Pull out every line containing the string "LaTeX".

+++ MATERIAL SHOWN +++

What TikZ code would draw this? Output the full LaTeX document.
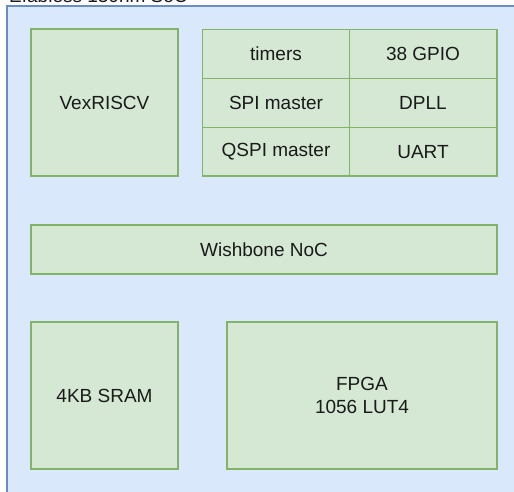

+++
+++ MATERIAL SHOWN +++

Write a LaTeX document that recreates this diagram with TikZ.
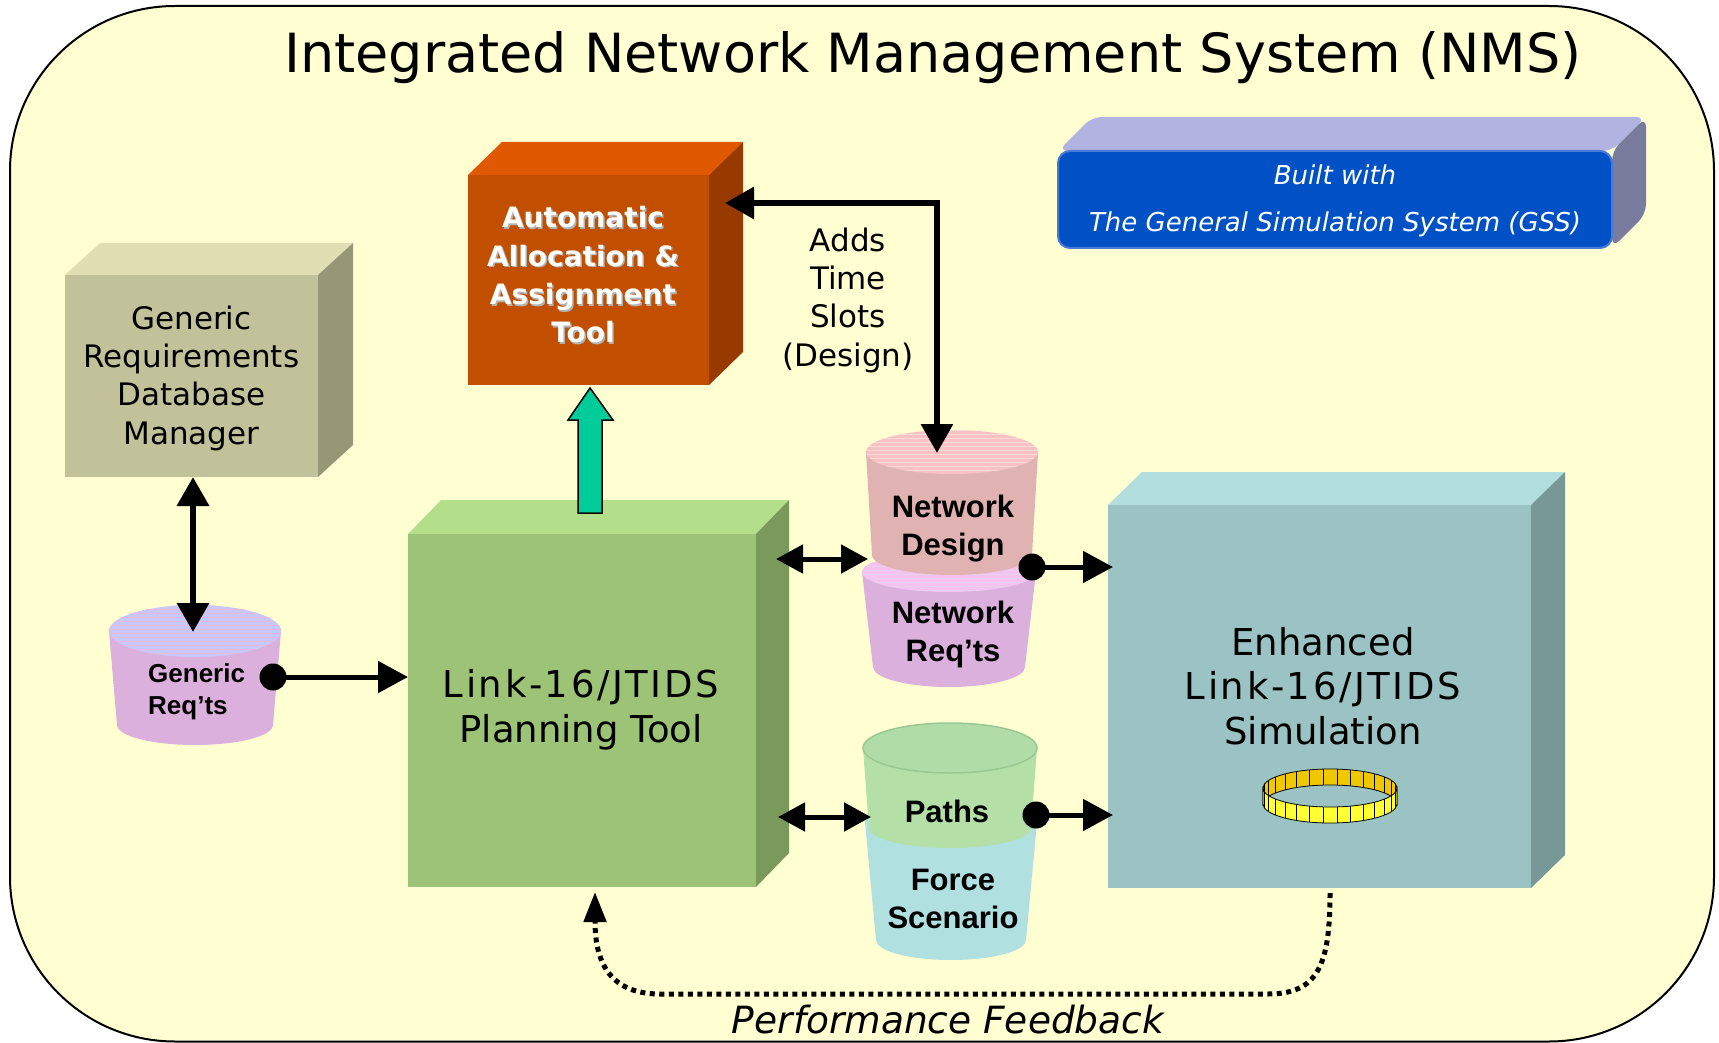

+++
+++ MATERIAL SHOWN +++

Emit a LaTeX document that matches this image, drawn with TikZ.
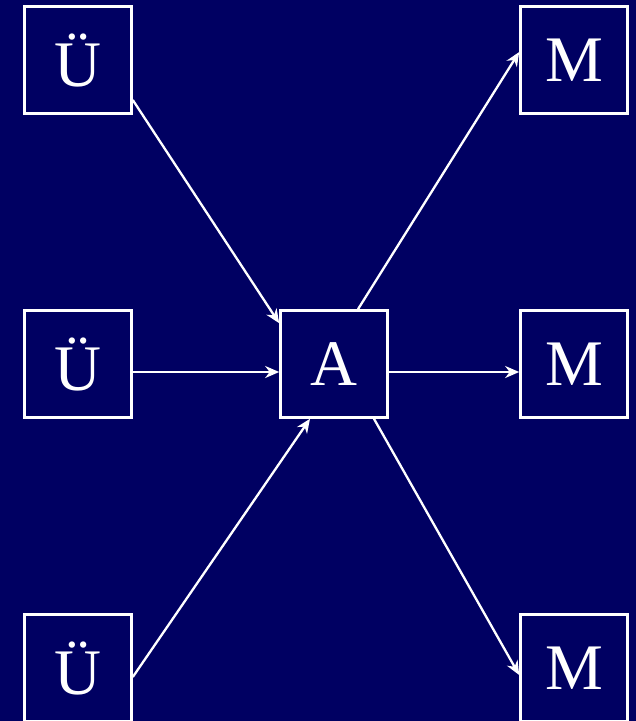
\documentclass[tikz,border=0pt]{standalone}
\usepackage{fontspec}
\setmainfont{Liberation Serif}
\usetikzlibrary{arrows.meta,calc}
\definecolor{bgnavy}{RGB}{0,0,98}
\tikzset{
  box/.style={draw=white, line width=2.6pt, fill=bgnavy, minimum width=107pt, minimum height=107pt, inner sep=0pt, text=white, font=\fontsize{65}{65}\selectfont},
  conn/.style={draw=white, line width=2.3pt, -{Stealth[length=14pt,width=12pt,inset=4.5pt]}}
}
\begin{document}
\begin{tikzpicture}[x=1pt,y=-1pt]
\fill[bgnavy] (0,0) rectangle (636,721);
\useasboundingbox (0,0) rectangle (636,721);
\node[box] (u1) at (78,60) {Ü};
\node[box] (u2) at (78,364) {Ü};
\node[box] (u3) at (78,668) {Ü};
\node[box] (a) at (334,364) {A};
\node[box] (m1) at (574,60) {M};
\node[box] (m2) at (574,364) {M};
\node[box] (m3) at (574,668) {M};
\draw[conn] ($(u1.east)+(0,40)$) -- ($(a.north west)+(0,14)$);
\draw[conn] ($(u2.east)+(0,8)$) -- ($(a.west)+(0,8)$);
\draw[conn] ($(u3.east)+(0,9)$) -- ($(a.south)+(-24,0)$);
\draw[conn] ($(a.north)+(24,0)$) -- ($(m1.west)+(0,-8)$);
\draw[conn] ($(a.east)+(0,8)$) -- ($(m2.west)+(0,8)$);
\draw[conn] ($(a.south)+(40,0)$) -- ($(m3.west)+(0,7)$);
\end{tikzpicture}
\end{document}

+++

### OUTPUT
What TikZ code would draw this? Output the full LaTeX document.
Write a LaTeX document that recreates this diagram with TikZ.
Emit a LaTeX document that matches this image, drawn with TikZ.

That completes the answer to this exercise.